The one thing that never gets mentioned during these rants on GW’s annual price hikes is that GW is a public company that releases their numbers every year and while yes their sales go down they continue to make the same or slightly more money. GW’s board I’m sure has to approve these price increases and if they think making more money per unit is the way they want to go then that’s what they’ll do. Eventually it’ll go to far and once it starts to fall apart it will be to late and others will be there to pick up the pieces with alternative games, whether it be more established games like Warmahordes or Flames of War or the up and comers in Dust Warfare or the hotness that is Dropzone Commander. I would hope that some of the hotbeds for gaming would be playing these games and be open to new experiences. I know a lot of people are going to be GW loyal and thats fine as I’m sure there will be GW players for a long time.

10 years ago

GW products are rather non-elastic. I’m in the game and even if the army books come up twice as high in cost, I would still buy them. And I think extremely many would do the same. GW raises prices because they can. They haven’t found the balance between price and demand. If they can increase prices and increase/retain the profit, logic dictates they should do so. As a matter of fact – selling less can actually be gaining as long as they can retain profit. Less sales means less staff which means less overhead and less administration and less stores and so on.
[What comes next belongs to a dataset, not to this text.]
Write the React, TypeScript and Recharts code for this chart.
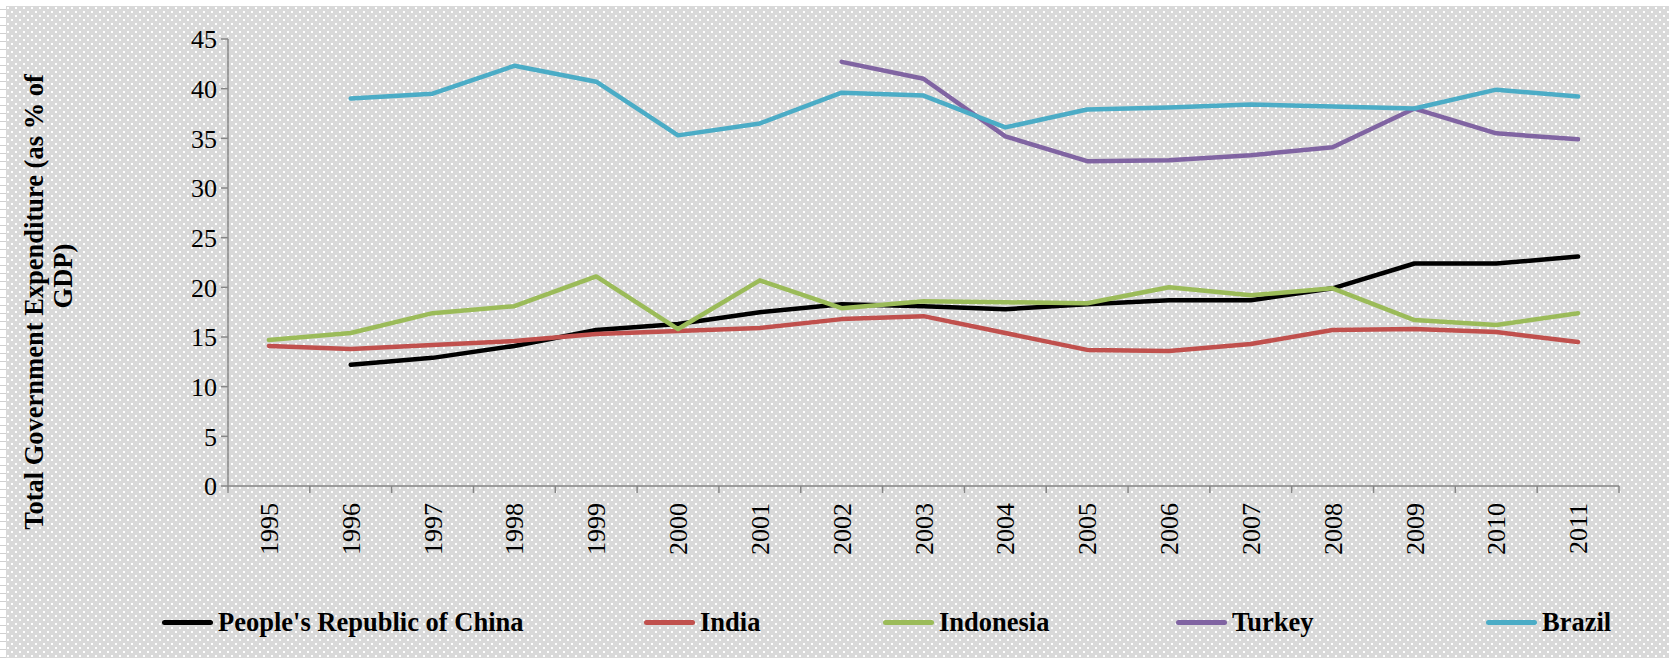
import React from "react";
import { LineChart, Line, XAxis, YAxis, Legend } from "recharts";

const years = ["1995", "1996", "1997", "1998", "1999", "2000", "2001", "2002", "2003", "2004", "2005", "2006", "2007", "2008", "2009", "2010", "2011"];
const china = [null, 12.2, 12.9, 14.1, 15.7, 16.3, 17.5, 18.3, 18.1, 17.8, 18.3, 18.7, 18.7, 19.9, 22.4, 22.4, 23.1];
const india = [14.1, 13.8, 14.2, 14.6, 15.3, 15.6, 15.9, 16.8, 17.1, 15.4, 13.7, 13.6, 14.3, 15.7, 15.8, 15.5, 14.5];
const indonesia = [14.7, 15.4, 17.4, 18.1, 21.1, 15.8, 20.7, 17.9, 18.6, 18.5, 18.4, 20.0, 19.2, 19.9, 16.7, 16.2, 17.4];
const turkey = [null, null, null, null, null, null, null, 42.7, 41.0, 35.2, 32.7, 32.8, 33.3, 34.1, 38.0, 35.5, 34.9];
const brazil = [null, 39.0, 39.5, 42.3, 40.7, 35.3, 36.5, 39.6, 39.3, 36.1, 37.9, 38.1, 38.4, 38.2, 38.0, 39.9, 39.2];
const yTicks = [0, 5, 10, 15, 20, 25, 30, 35, 40, 45];

const seriesNames = ["People's Republic of China", "India", "Indonesia", "Turkey", "Brazil"];
const seriesKeys = ["china", "india", "indonesia", "turkey", "brazil"];
const seriesValues = [china, india, indonesia, turkey, brazil];
const seriesColors = ["#000000", "#c0504d", "#9bbb59", "#8064a2", "#4bacc6"];

const data = years.map((y, i) => {
  const row: any = { year: y };
  seriesKeys.forEach((k, s) => {
    row[k] = seriesValues[s][i];
  });
  return row;
});

const W = 1669;
const H = 658;
const PLOT_LEFT = 228;
const PLOT_RIGHT = 1619;
const PLOT_TOP = 39;
const PLOT_BOTTOM = 486;
const AXIS_COLOR = "#868686";
const FONT = "'Liberation Serif', 'Times New Roman', serif";
const LEGEND_X = [162, 644, 883, 1176, 1486];

const dotPattern =
  "url(\"data:image/svg+xml;utf8," +
  encodeURIComponent(
    "<svg xmlns='http://www.w3.org/2000/svg' width='8' height='8'><rect width='8' height='8' fill='#d9d9d9'/><rect x='1' y='1' width='2' height='2' fill='#ffffff'/><rect x='5' y='5' width='2' height='2' fill='#ffffff'/></svg>"
  ) +
  "\")";

const stripPattern =
  "url(\"data:image/svg+xml;utf8," +
  encodeURIComponent(
    "<svg xmlns='http://www.w3.org/2000/svg' width='6' height='8'><rect width='6' height='8' fill='#ffffff'/><rect x='0' y='3' width='6' height='1' fill='#d0d0d0'/></svg>"
  ) +
  "\")";

const bandWidth = (PLOT_RIGHT - PLOT_LEFT) / years.length;

const XTick = (props: any) => {
  const { x, y, payload, index } = props;
  const isLast = index === years.length - 1;
  return (
    <g>
      <line x1={x - bandWidth / 2} x2={x - bandWidth / 2} y1={y} y2={y + 7} stroke={AXIS_COLOR} strokeWidth={1.5} />
      {isLast && (
        <line x1={x + bandWidth / 2} x2={x + bandWidth / 2} y1={y} y2={y + 7} stroke={AXIS_COLOR} strokeWidth={1.5} />
      )}
      <text
        x={x}
        y={y + 17}
        transform={`rotate(-90, ${x}, ${y + 17})`}
        textAnchor="end"
        dy="0.35em"
        fontFamily={FONT}
        fontSize={26}
        fill="#000"
      >
        {payload.value}
      </text>
    </g>
  );
};

const YTitle = () => (
  <g>
    <text
      x={34}
      y={302}
      transform="rotate(-90, 34, 302)"
      textAnchor="middle"
      dy="0.35em"
      fontFamily={FONT}
      fontWeight="bold"
      fontSize={26.5}
      fill="#000"
    >
      Total Government Expenditure (as % of
    </text>
    <text
      x={63}
      y={276}
      transform="rotate(-90, 63, 276)"
      textAnchor="middle"
      dy="0.35em"
      fontFamily={FONT}
      fontWeight="bold"
      fontSize={26.5}
      fill="#000"
    >
      GDP)
    </text>
  </g>
);

const LegendContent = (props: any) => {
  const payload = props.payload || [];
  return (
    <div style={{ position: "relative", width: W, height: 0 }}>
      {payload.map((p: any) => {
        const idx = seriesNames.indexOf(p.value);
        return (
          <div
            key={p.value}
            style={{
              position: "absolute",
              left: LEGEND_X[idx],
              top: 0,
              height: 30,
              display: "flex",
              alignItems: "center",
              whiteSpace: "nowrap",
            }}
          >
            <div style={{ width: 51, height: 5, borderRadius: 3, background: p.color }} />
            <span
              style={{
                marginLeft: 5,
                fontFamily: FONT,
                fontWeight: "bold",
                fontSize: 26.5,
                color: "#000",
                lineHeight: "30px",
              }}
            >
              {p.value}
            </span>
          </div>
        );
      })}
    </div>
  );
};

export default function App() {
  return (
    <div style={{ position: "absolute", left: 0, top: 0, width: W, height: H, background: "#ffffff", overflow: "hidden" }}>
      <div style={{ position: "absolute", left: 0, top: 6, width: 6, height: H - 6, backgroundImage: stripPattern }} />
      <div style={{ position: "absolute", left: 6, top: 6, width: W - 6, height: H - 6, backgroundImage: dotPattern }} />
      <div style={{ position: "absolute", left: 0, top: 0 }}>
        <LineChart width={W} height={H} data={data} margin={{ top: PLOT_TOP, right: W - PLOT_RIGHT, bottom: 0, left: 0 }}>
          <XAxis
            dataKey="year"
            scale="band"
            height={H - PLOT_BOTTOM}
            tickSize={0}
            tickMargin={0}
            tickLine={false}
            interval={0}
            axisLine={{ stroke: AXIS_COLOR, strokeWidth: 1.5 }}
            tick={<XTick />}
          />
          <YAxis
            width={PLOT_LEFT}
            domain={[0, 45]}
            ticks={yTicks}
            interval={0}
            tickSize={7}
            tickMargin={4}
            axisLine={{ stroke: AXIS_COLOR, strokeWidth: 1.5 }}
            tickLine={{ stroke: AXIS_COLOR, strokeWidth: 1.5 }}
            tick={{ fontFamily: FONT, fontSize: 26, fill: "#000" }}
            label={{ content: () => <YTitle /> }}
          />
          <Legend
            verticalAlign="bottom"
            itemSorter={null as any}
            content={<LegendContent />}
            wrapperStyle={{ position: "absolute", left: 0, top: 607, width: W, height: 0 }}
          />
          {seriesKeys.map((k, s) => (
            <Line
              key={k}
              dataKey={k}
              name={seriesNames[s]}
              stroke={seriesColors[s]}
              strokeWidth={4.5}
              strokeLinecap="round"
              strokeLinejoin="round"
              dot={false}
              activeDot={false}
              connectNulls={false}
              isAnimationActive={false}
            />
          ))}
        </LineChart>
      </div>
    </div>
  );
}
So I think GW could increase prices even more. The problem is when the price and demand are in balance and they increase the prise again – I think then there will be an avalanche-situation where one person in a gaming group (the most encouraging miniature gamer in the group) changes games and bring along his gaming group. Suddenly you will find that many players stop with GW and starts to play other games. One of them then holds a successful tournament and even more start to play that game and then many players are invested in another game other than GW’s.

Then there will be a problem. Assuming the two games are equal in player base and quality of the game in itself (as well as available opponents), people will very likely start picking the cheapest game to play. Two scenarios will then be possible:

1. GW:s stuff is cheap because of e-bay and such markets. People chose that game then.
2. Players continue to pick game based on new item’s price.

In both scenarios GW shouldn’t be able to lower price. To lower price is extremely hard for a company that need to be harder marketed and putting more money to increase sales.

But I doubt we are there yet. 2020 perhaps?

Sorry for rambling.

Chris a.k.a. Ozymandias
Chris a.k.a. Ozymandias
10 years ago

Hey Reece, thanks for posting this, didn’t know you had posted this on your blog as well!

I’m glad that it helped people understand and I just wanted to reiterate that I’m not condoning GW’s pricing strategy, just trying to help people understand why they are doing it.